Norway is ending trials of e-voting systems used in national and local elections.
Experiments with voting via the net were carried out during elections held in 2011 and 2013.
But the trials have ended because, said the government, voters' fears about their votes becoming public could undermine democratic processes.
Political controversy and the fact that the trials did not boost turnout also led to the experiment ending.
In a statement, Norway's Office of Modernisation said it was ending the experiments following discussions in the nation's parliament about efforts to update voting systems.
The statement said although there was "broad political desire" to let people vote via the net, the poor results from the last two experiments had convinced the government to stop spending money on more trials.
The 2013 trial was also controversial because immediately prior to the election, criticism was levelled at the encryption scheme used to protect votes being sent across the net. Software experts called for the entire voting system to be rewritten to better protect data.
A report looking into the success of the 2013 trial said about 70,000 Norwegians took the chance to cast an e-vote. This represented about 38% of all the 250,000 people across 12 towns and cities who were eligible to vote online.
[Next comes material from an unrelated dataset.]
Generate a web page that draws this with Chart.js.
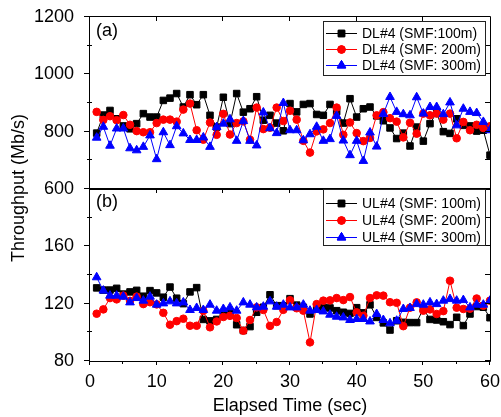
<!DOCTYPE html>
<html><head><meta charset="utf-8">
<script src="https://cdn.jsdelivr.net/npm/chart.js@4.4.1/dist/chart.umd.min.js"></script>
<style>
html,body{margin:0;padding:0;background:#fff;}
#wrap{position:relative;width:501px;height:417px;overflow:hidden;background:#fff;}
#wrap canvas{position:absolute;left:0;top:0;}
</style></head><body>
<div id="wrap"><canvas id="cA" width="501" height="417"></canvas><canvas id="cB" width="501" height="417"></canvas></div>
<script>
// ---------------- data ----------------
const seconds = [1,2,3,4,5,6,7,8,9,10,11,12,13,14,15,16,17,18,19,20,21,22,23,24,25,26,27,28,29,30,
                 31,32,33,34,35,36,37,38,39,40,41,42,43,44,45,46,47,48,49,50,51,52,53,54,55,56,57,58,59,60];

const dl100 = [795,858,874,845,820,810,828,863,851,851,909,917,933,886,929,894,929,857,816,920,
               828,933,868,880,922,840,857,830,803,898,869,895,898,860,857,895,870,830,915,851,
               880,886,855,838,813,776,795,750,816,767,828,866,800,794,845,822,820,802,805,718];
const dl200 = [869,841,854,840,858,824,802,798,798,830,842,842,835,877,898,805,772,832,789,862,
               790,830,836,772,884,809,814,884,837,873,842,768,727,801,808,830,884,789,832,795,
               767,778,857,868,847,835,780,831,793,863,857,863,842,863,777,834,805,824,813,819];
const dl300 = [779,817,751,811,811,742,735,747,787,704,798,753,819,794,771,771,780,747,816,828,
               843,768,837,768,752,867,812,795,900,805,805,770,791,817,768,774,855,769,718,768,
               698,797,748,862,921,869,861,857,920,863,886,886,861,902,822,880,869,865,834,805];

const ul100 = [131,129.5,129.5,130.7,126.7,128.2,129.3,125.2,129.1,127.5,124.5,131.6,123.8,120,128.2,131.2,109,108,109,112,
               113,105.3,101.3,104,114,117.5,126.2,118.6,118.6,123.5,119,117.5,112.8,117.4,117.4,117,115.1,114,113.2,117.2,
               113.6,119.2,110.4,106.6,101.6,108.1,107,106.8,106.8,116.5,109,108.6,107.4,105.4,110.5,104.7,112.8,118,117.5,110.2];
const ul200 = [113,116,123.9,123,125.6,122,124.9,119.7,121,119.5,113.6,105.3,107.8,109.5,104.6,104.6,115,103.5,107.6,110.7,
               111.5,110,101.1,108.6,117.4,115.6,104.5,107.2,115.7,122.4,116.8,115.1,93,119.7,122.1,122.3,123.9,122.5,124.6,113.9,
               111.6,123.9,125.8,125.6,121,120.6,104.3,117.2,120.9,115.1,116,112.8,114.8,136,117.2,116.3,116.5,123.6,118.6,122.1];
const ul300 = [138.4,129.1,125.6,125.6,124.9,120.9,123.9,122.1,124.9,119.3,120.2,121.6,120.2,120.9,115.6,117,115.6,119.3,115.1,116.3,
               117.4,115.1,120.9,119.3,117.4,117.9,121.6,117.9,119.3,117.4,117.4,119.3,115.1,115.6,114.6,112.3,110.9,110.4,108.6,109.3,
               109.3,107.6,112.8,108.6,106.3,108.1,116.3,117,119.7,119.3,120.9,119.7,122.1,123.2,122.1,122.5,117.4,119.3,119.3,122.1];

const dlLabels = ['DL#4 (SMF:100m)', 'DL#4 (SMF: 200m)', 'DL#4 (SMF: 300m)'];
const ulLabels = ['UL#4 (SMF: 100m)', 'UL#4 (SMF: 200m)', 'UL#4 (SMF: 300m)'];
const xTicks = [0,10,20,30,40,50,60];
const dlTicks = [600,800,1000,1200];
const ulTicks = [80,120,160];
const xTitle = 'Elapsed Time (sec)';
const yTitle = 'Throughput (Mb/s)';
const panelTags = ['(a)', '(b)'];

// ---------------- styling ----------------
const FONT = 'Liberation Sans, Arial, Helvetica, sans-serif';
Chart.defaults.font.family = FONT;
Chart.defaults.color = '#000';

const seriesStyle = [
  {color:'#000000', pointStyle:'rect', radius:4.6, order:2},
  {color:'#ff0000', pointStyle:'circle', radius:3.8, order:1},
  {color:'#0000ff', pointStyle:'triangle', radius:5, order:0}
];

function toPts(arr){ return seconds.map((s,i)=>({x:s, y:arr[i]})); }
function makeDatasets(labels, series){
  return series.map((arr,i)=>({
    label: labels[i],
    data: toPts(arr),
    borderColor: seriesStyle[i].color,
    backgroundColor: seriesStyle[i].color,
    pointBackgroundColor: seriesStyle[i].color,
    pointBorderColor: seriesStyle[i].color,
    pointStyle: seriesStyle[i].pointStyle,
    pointRadius: seriesStyle[i].radius,
    pointBorderWidth: 1,
    borderWidth: 1,
    tension: 0,
    order: seriesStyle[i].order
  }));
}

function drawMarker(ctx, style, r, x, y, color){
  ctx.save();
  ctx.fillStyle = color; ctx.strokeStyle = color; ctx.lineWidth = 1;
  if (Chart.helpers && Chart.helpers.drawPoint){
    Chart.helpers.drawPoint(ctx, {pointStyle: style, radius: r, borderWidth: 1, rotation: 0}, x, y);
    ctx.fill(); ctx.stroke();
  }
  ctx.restore();
}

const framePlugin = {
  id: 'frame',
  afterDraw(chart, args, o){
    const {ctx, chartArea:a, scales} = chart;
    const xs = scales.x, ys = scales.y;
    const L = a.left, R = a.right, T = a.top, B = a.bottom;
    ctx.save();
    ctx.strokeStyle = '#000'; ctx.lineWidth = 1;
    ctx.beginPath();
    ctx.rect(Math.round(L)-0.5, Math.round(T)-0.5, Math.round(R-L)+1, Math.round(B-T)+1);
    ctx.stroke();
    ctx.beginPath();
    // y ticks
    for (let v = ys.min; v <= ys.max + 1e-9; v += o.yMinor){
      const py = Math.round(ys.getPixelForValue(v)) - 0.5;
      const major = o.yMajor.includes(v);
      if (major){ ctx.moveTo(L-6, py); ctx.lineTo(L, py); }
      else { ctx.moveTo(L-3, py); ctx.lineTo(L+2, py); }
      ctx.moveTo(R, py); ctx.lineTo(R-5, py);
    }
    // x ticks
    for (let v = xs.min; v <= xs.max + 1e-9; v += 5){
      const px = Math.round(xs.getPixelForValue(v)) - 0.5;
      const major = (v % 10 === 0);
      if (o.topTicks && major && v > xs.min && v < xs.max){ ctx.moveTo(px, T); ctx.lineTo(px, T+4); }
      if (o.bottomTicks){
        if (major){ ctx.moveTo(px, B); ctx.lineTo(px, B+4); }
        else { ctx.moveTo(px, B); ctx.lineTo(px, B+3); }
      }
    }
    ctx.stroke();

    // panel tag
    ctx.fillStyle = '#000';
    ctx.font = '18px ' + FONT;
    ctx.textAlign = 'left'; ctx.textBaseline = 'middle';
    ctx.fillText(o.tag, L + 6, T + o.tagDy);

    // y title
    if (o.yTitle){
      ctx.save();
      ctx.translate(o.yTitleX, o.yTitleY);
      ctx.rotate(-Math.PI/2);
      ctx.textAlign = 'center'; ctx.textBaseline = 'middle';
      ctx.font = '18px ' + FONT;
      ctx.fillText(o.yTitle, 0, 0);
      ctx.restore();
    }

    // legend
    const lg = o.legend;
    ctx.fillStyle = '#fff';
    ctx.fillRect(lg.x, lg.y, lg.w, lg.h);
    ctx.strokeStyle = '#222';
    ctx.strokeRect(lg.x + 0.5, lg.y + 0.5, lg.w, lg.h);
    chart.data.datasets.forEach((ds, i) => {
      const ry = lg.y + lg.row0 + i*lg.rowStep;
      ctx.strokeStyle = ds.borderColor; ctx.lineWidth = 1;
      ctx.beginPath(); ctx.moveTo(lg.x + 3, Math.round(ry)+0.5); ctx.lineTo(lg.x + 34, Math.round(ry)+0.5); ctx.stroke();
      drawMarker(ctx, ds.pointStyle, ds.pointRadius, lg.x + 18.5, Math.round(ry)+0.5, ds.borderColor);
      ctx.fillStyle = '#000';
      ctx.font = '14px ' + FONT;
      ctx.textAlign = 'left'; ctx.textBaseline = 'middle';
      ctx.fillText(ds.label, lg.x + 39, ry + 0.5);
    });
    ctx.restore();
  }
};

function yAxis(min, max, ticks){
  return {
    type:'linear', min:min, max:max, position:'left',
    afterBuildTicks: s => { s.ticks = ticks.map(v => ({value:v})); },
    ticks: {font:{size:18}, color:'#000', padding:8, autoSkip:false, callback: v => String(v)},
    grid: {display:false}, border:{display:false},
    afterFit: s => { s.width = 90; s.paddingTop = 0; s.paddingBottom = 0; }
  };
}

// Top panel (a)
new Chart(document.getElementById('cA'), {
  type:'line',
  data:{datasets: makeDatasets(dlLabels, [dl100, dl200, dl300])},
  options:{
    responsive:false, animation:false, devicePixelRatio:1,
    layout:{padding:{top:17, right:11, bottom:228, left:0}},
    scales:{
      x:{type:'linear', min:0, max:60, display:false},
      y: yAxis(600, 1200, dlTicks)
    },
    plugins:{
      legend:{display:false}, tooltip:{enabled:false},
      frame:{yMinor:100, yMajor:dlTicks, topTicks:true, bottomTicks:false, tag:panelTags[0], tagDy:14,
             yTitle:yTitle, yTitleX:19, yTitleY:188,
             legend:{x:323, y:21, w:162, h:54, row0:12.3, rowStep:16}}
    }
  },
  plugins:[framePlugin]
});

// Bottom panel (b)
new Chart(document.getElementById('cB'), {
  type:'line',
  data:{datasets: makeDatasets(ulLabels, [ul100, ul200, ul300])},
  options:{
    responsive:false, animation:false, devicePixelRatio:1,
    layout:{padding:{top:189, right:11, bottom:0, left:0}},
    scales:{
      x:{type:'linear', min:0, max:60, position:'bottom',
         afterBuildTicks: s => { s.ticks = xTicks.map(v => ({value:v})); },
         ticks:{font:{size:18}, color:'#000', padding:2, autoSkip:false, maxRotation:0, callback: v => String(v)},
         grid:{display:false}, border:{display:false},
         title:{display:true, text:xTitle, font:{size:18}, color:'#000', padding:{top:0, bottom:0}},
         afterFit: s => { s.height = 56; s.paddingLeft = 0; s.paddingRight = 0; }
      },
      y: yAxis(80, 200, ulTicks)
    },
    plugins:{
      legend:{display:false}, tooltip:{enabled:false},
      frame:{yMinor:20, yMajor:ulTicks.concat([200]), topTicks:true, bottomTicks:true, tag:panelTags[1], tagDy:13,
             yTitle:null,
             legend:{x:323, y:189, w:162, h:56, row0:14.3, rowStep:17}}
    }
  },
  plugins:[framePlugin]
});
</script>
</body></html>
However, it said, there was no evidence that the trial led to a rise in the overall number of people voting nor that it mobilised new groups, such as young people, to vote.
The report by Norway's Institute of Social Research also expressed worries about the fact that online voting took place in what it called "uncontrolled environments". This, it said, undermined the need for a vote to be made in secret without anyone influencing the voter as they made their choice.
It said there was also some evidence that a small number of people, 0.75% of all voters, managed to vote twice in 2013. They did this by voting once online then travelling to a polling station to cast a paper ballot.
Norway has made its decision soon after Jenny Watson, head of Britain's Electoral Commission, said the UK should move more swiftly to adopt e-voting as it could help arrest a decline in the numbers of young voters.